* **GIVEN INFORMATION**

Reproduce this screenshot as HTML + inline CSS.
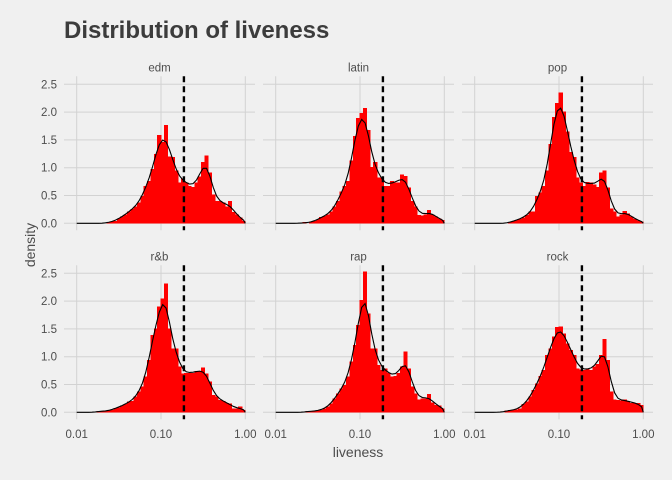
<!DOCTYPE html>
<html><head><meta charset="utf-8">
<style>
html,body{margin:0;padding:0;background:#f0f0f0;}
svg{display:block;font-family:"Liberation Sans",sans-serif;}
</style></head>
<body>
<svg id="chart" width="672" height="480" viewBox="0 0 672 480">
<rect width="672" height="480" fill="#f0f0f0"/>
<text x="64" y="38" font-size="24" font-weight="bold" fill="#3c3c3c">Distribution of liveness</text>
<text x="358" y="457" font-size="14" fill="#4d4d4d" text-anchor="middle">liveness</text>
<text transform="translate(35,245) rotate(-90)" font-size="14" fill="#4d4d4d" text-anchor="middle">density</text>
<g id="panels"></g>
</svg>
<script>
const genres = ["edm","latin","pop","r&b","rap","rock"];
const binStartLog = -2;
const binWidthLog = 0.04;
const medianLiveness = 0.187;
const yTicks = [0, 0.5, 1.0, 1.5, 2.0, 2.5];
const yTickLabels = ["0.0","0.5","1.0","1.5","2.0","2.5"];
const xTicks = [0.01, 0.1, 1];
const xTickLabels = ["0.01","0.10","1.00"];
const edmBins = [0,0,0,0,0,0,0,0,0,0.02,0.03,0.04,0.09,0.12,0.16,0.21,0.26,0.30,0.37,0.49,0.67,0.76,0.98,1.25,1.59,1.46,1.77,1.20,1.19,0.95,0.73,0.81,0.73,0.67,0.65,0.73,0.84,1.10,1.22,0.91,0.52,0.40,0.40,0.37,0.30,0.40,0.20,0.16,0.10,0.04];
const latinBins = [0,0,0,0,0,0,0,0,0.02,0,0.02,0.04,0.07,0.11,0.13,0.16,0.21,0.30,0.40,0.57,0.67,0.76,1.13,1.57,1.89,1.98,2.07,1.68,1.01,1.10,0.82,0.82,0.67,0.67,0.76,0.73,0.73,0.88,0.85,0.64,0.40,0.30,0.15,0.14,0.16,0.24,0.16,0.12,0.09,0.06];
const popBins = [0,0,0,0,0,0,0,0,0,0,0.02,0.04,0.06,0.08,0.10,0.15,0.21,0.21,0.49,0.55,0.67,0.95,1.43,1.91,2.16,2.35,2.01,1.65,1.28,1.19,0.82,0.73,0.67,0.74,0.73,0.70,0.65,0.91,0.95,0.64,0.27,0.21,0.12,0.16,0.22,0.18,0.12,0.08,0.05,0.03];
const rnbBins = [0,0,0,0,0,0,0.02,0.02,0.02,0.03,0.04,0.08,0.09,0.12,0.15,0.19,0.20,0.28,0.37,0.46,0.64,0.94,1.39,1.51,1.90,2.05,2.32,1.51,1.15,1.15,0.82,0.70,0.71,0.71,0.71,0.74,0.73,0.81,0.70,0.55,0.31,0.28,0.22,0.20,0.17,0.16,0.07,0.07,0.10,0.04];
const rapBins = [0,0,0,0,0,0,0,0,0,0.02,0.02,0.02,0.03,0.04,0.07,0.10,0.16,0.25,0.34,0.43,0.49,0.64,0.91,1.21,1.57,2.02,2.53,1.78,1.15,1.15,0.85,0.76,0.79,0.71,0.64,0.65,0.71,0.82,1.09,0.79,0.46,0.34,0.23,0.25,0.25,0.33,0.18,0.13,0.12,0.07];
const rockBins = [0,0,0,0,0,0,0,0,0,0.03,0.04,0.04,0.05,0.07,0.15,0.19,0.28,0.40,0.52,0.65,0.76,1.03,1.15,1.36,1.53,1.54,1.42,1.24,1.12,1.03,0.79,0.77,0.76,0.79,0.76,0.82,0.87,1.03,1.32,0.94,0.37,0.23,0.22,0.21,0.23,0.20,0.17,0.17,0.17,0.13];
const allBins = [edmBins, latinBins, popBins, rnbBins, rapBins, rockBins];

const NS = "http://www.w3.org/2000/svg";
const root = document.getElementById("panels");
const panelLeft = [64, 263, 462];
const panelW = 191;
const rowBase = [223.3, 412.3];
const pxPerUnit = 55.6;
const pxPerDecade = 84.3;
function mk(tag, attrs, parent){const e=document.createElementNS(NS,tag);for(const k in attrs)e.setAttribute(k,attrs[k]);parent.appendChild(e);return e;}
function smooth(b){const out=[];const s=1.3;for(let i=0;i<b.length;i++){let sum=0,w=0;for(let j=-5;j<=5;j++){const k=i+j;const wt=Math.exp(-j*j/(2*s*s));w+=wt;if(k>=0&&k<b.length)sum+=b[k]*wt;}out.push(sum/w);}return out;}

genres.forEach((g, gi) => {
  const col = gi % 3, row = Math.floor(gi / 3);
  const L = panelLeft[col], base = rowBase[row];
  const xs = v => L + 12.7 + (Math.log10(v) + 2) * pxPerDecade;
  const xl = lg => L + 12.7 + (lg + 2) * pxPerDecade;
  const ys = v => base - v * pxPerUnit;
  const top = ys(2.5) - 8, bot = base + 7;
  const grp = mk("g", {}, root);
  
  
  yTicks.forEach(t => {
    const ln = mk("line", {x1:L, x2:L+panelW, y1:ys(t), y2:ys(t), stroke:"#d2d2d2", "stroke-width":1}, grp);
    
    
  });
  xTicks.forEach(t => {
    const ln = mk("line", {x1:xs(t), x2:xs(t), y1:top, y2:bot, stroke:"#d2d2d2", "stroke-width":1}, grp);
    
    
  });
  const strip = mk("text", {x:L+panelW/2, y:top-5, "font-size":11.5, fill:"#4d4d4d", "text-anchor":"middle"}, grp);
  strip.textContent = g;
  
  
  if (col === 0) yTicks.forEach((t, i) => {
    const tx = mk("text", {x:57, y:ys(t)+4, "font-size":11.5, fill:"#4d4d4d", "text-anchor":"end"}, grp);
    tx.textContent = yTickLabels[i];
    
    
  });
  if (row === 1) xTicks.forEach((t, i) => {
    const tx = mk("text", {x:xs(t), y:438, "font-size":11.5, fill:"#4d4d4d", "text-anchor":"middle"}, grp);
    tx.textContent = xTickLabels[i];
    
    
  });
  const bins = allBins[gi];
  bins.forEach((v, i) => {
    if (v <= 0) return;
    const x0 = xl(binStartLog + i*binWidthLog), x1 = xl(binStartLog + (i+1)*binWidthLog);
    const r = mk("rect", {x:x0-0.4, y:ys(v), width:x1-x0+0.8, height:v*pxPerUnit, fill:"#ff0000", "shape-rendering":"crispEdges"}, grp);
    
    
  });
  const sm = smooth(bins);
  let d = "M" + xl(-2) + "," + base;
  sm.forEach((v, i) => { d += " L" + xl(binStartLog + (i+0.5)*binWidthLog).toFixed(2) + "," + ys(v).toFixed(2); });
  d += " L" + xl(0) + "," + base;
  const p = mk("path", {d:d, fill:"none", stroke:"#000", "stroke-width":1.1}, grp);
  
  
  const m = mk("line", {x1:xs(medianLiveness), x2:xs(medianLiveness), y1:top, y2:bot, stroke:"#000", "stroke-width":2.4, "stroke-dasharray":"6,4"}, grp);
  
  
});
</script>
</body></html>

* **GIVEN INSTRUCTION**
Restate the data above word for word. Skip every picture.

* **THE RESPONSE**
Reproduce this screenshot as HTML + inline CSS.
<!DOCTYPE html>
<html><head><meta charset="utf-8">
<style>
html,body{margin:0;padding:0;background:#f0f0f0;}
svg{display:block;font-family:"Liberation Sans",sans-serif;}
</style></head>
<body>
<svg id="chart" width="672" height="480" viewBox="0 0 672 480">
<rect width="672" height="480" fill="#f0f0f0"/>
<text x="64" y="38" font-size="24" font-weight="bold" fill="#3c3c3c">Distribution of liveness</text>
<text x="358" y="457" font-size="14" fill="#4d4d4d" text-anchor="middle">liveness</text>
<text transform="translate(35,245) rotate(-90)" font-size="14" fill="#4d4d4d" text-anchor="middle">density</text>
<g id="panels"></g>
</svg>
<script>
const genres = ["edm","latin","pop","r&b","rap","rock"];
const binStartLog = -2;
const binWidthLog = 0.04;
const medianLiveness = 0.187;
const yTicks = [0, 0.5, 1.0, 1.5, 2.0, 2.5];
const yTickLabels = ["0.0","0.5","1.0","1.5","2.0","2.5"];
const xTicks = [0.01, 0.1, 1];
const xTickLabels = ["0.01","0.10","1.00"];
const edmBins = [0,0,0,0,0,0,0,0,0,0.02,0.03,0.04,0.09,0.12,0.16,0.21,0.26,0.30,0.37,0.49,0.67,0.76,0.98,1.25,1.59,1.46,1.77,1.20,1.19,0.95,0.73,0.81,0.73,0.67,0.65,0.73,0.84,1.10,1.22,0.91,0.52,0.40,0.40,0.37,0.30,0.40,0.20,0.16,0.10,0.04];
const latinBins = [0,0,0,0,0,0,0,0,0.02,0,0.02,0.04,0.07,0.11,0.13,0.16,0.21,0.30,0.40,0.57,0.67,0.76,1.13,1.57,1.89,1.98,2.07,1.68,1.01,1.10,0.82,0.82,0.67,0.67,0.76,0.73,0.73,0.88,0.85,0.64,0.40,0.30,0.15,0.14,0.16,0.24,0.16,0.12,0.09,0.06];
const popBins = [0,0,0,0,0,0,0,0,0,0,0.02,0.04,0.06,0.08,0.10,0.15,0.21,0.21,0.49,0.55,0.67,0.95,1.43,1.91,2.16,2.35,2.01,1.65,1.28,1.19,0.82,0.73,0.67,0.74,0.73,0.70,0.65,0.91,0.95,0.64,0.27,0.21,0.12,0.16,0.22,0.18,0.12,0.08,0.05,0.03];
const rnbBins = [0,0,0,0,0,0,0.02,0.02,0.02,0.03,0.04,0.08,0.09,0.12,0.15,0.19,0.20,0.28,0.37,0.46,0.64,0.94,1.39,1.51,1.90,2.05,2.32,1.51,1.15,1.15,0.82,0.70,0.71,0.71,0.71,0.74,0.73,0.81,0.70,0.55,0.31,0.28,0.22,0.20,0.17,0.16,0.07,0.07,0.10,0.04];
const rapBins = [0,0,0,0,0,0,0,0,0,0.02,0.02,0.02,0.03,0.04,0.07,0.10,0.16,0.25,0.34,0.43,0.49,0.64,0.91,1.21,1.57,2.02,2.53,1.78,1.15,1.15,0.85,0.76,0.79,0.71,0.64,0.65,0.71,0.82,1.09,0.79,0.46,0.34,0.23,0.25,0.25,0.33,0.18,0.13,0.12,0.07];
const rockBins = [0,0,0,0,0,0,0,0,0,0.03,0.04,0.04,0.05,0.07,0.15,0.19,0.28,0.40,0.52,0.65,0.76,1.03,1.15,1.36,1.53,1.54,1.42,1.24,1.12,1.03,0.79,0.77,0.76,0.79,0.76,0.82,0.87,1.03,1.32,0.94,0.37,0.23,0.22,0.21,0.23,0.20,0.17,0.17,0.17,0.13];
const allBins = [edmBins, latinBins, popBins, rnbBins, rapBins, rockBins];

const NS = "http://www.w3.org/2000/svg";
const root = document.getElementById("panels");
const panelLeft = [64, 263, 462];
const panelW = 191;
const rowBase = [223.3, 412.3];
const pxPerUnit = 55.6;
const pxPerDecade = 84.3;
function mk(tag, attrs, parent){const e=document.createElementNS(NS,tag);for(const k in attrs)e.setAttribute(k,attrs[k]);parent.appendChild(e);return e;}
function smooth(b){const out=[];const s=1.3;for(let i=0;i<b.length;i++){let sum=0,w=0;for(let j=-5;j<=5;j++){const k=i+j;const wt=Math.exp(-j*j/(2*s*s));w+=wt;if(k>=0&&k<b.length)sum+=b[k]*wt;}out.push(sum/w);}return out;}

genres.forEach((g, gi) => {
  const col = gi % 3, row = Math.floor(gi / 3);
  const L = panelLeft[col], base = rowBase[row];
  const xs = v => L + 12.7 + (Math.log10(v) + 2) * pxPerDecade;
  const xl = lg => L + 12.7 + (lg + 2) * pxPerDecade;
  const ys = v => base - v * pxPerUnit;
  const top = ys(2.5) - 8, bot = base + 7;
  const grp = mk("g", {}, root);
  
  
  yTicks.forEach(t => {
    const ln = mk("line", {x1:L, x2:L+panelW, y1:ys(t), y2:ys(t), stroke:"#d2d2d2", "stroke-width":1}, grp);
    
    
  });
  xTicks.forEach(t => {
    const ln = mk("line", {x1:xs(t), x2:xs(t), y1:top, y2:bot, stroke:"#d2d2d2", "stroke-width":1}, grp);
    
    
  });
  const strip = mk("text", {x:L+panelW/2, y:top-5, "font-size":11.5, fill:"#4d4d4d", "text-anchor":"middle"}, grp);
  strip.textContent = g;
  
  
  if (col === 0) yTicks.forEach((t, i) => {
    const tx = mk("text", {x:57, y:ys(t)+4, "font-size":11.5, fill:"#4d4d4d", "text-anchor":"end"}, grp);
    tx.textContent = yTickLabels[i];
    
    
  });
  if (row === 1) xTicks.forEach((t, i) => {
    const tx = mk("text", {x:xs(t), y:438, "font-size":11.5, fill:"#4d4d4d", "text-anchor":"middle"}, grp);
    tx.textContent = xTickLabels[i];
    
    
  });
  const bins = allBins[gi];
  bins.forEach((v, i) => {
    if (v <= 0) return;
    const x0 = xl(binStartLog + i*binWidthLog), x1 = xl(binStartLog + (i+1)*binWidthLog);
    const r = mk("rect", {x:x0-0.4, y:ys(v), width:x1-x0+0.8, height:v*pxPerUnit, fill:"#ff0000", "shape-rendering":"crispEdges"}, grp);
    
    
  });
  const sm = smooth(bins);
  let d = "M" + xl(-2) + "," + base;
  sm.forEach((v, i) => { d += " L" + xl(binStartLog + (i+0.5)*binWidthLog).toFixed(2) + "," + ys(v).toFixed(2); });
  d += " L" + xl(0) + "," + base;
  const p = mk("path", {d:d, fill:"none", stroke:"#000", "stroke-width":1.1}, grp);
  
  
  const m = mk("line", {x1:xs(medianLiveness), x2:xs(medianLiveness), y1:top, y2:bot, stroke:"#000", "stroke-width":2.4, "stroke-dasharray":"6,4"}, grp);
  
  
});
</script>
</body></html>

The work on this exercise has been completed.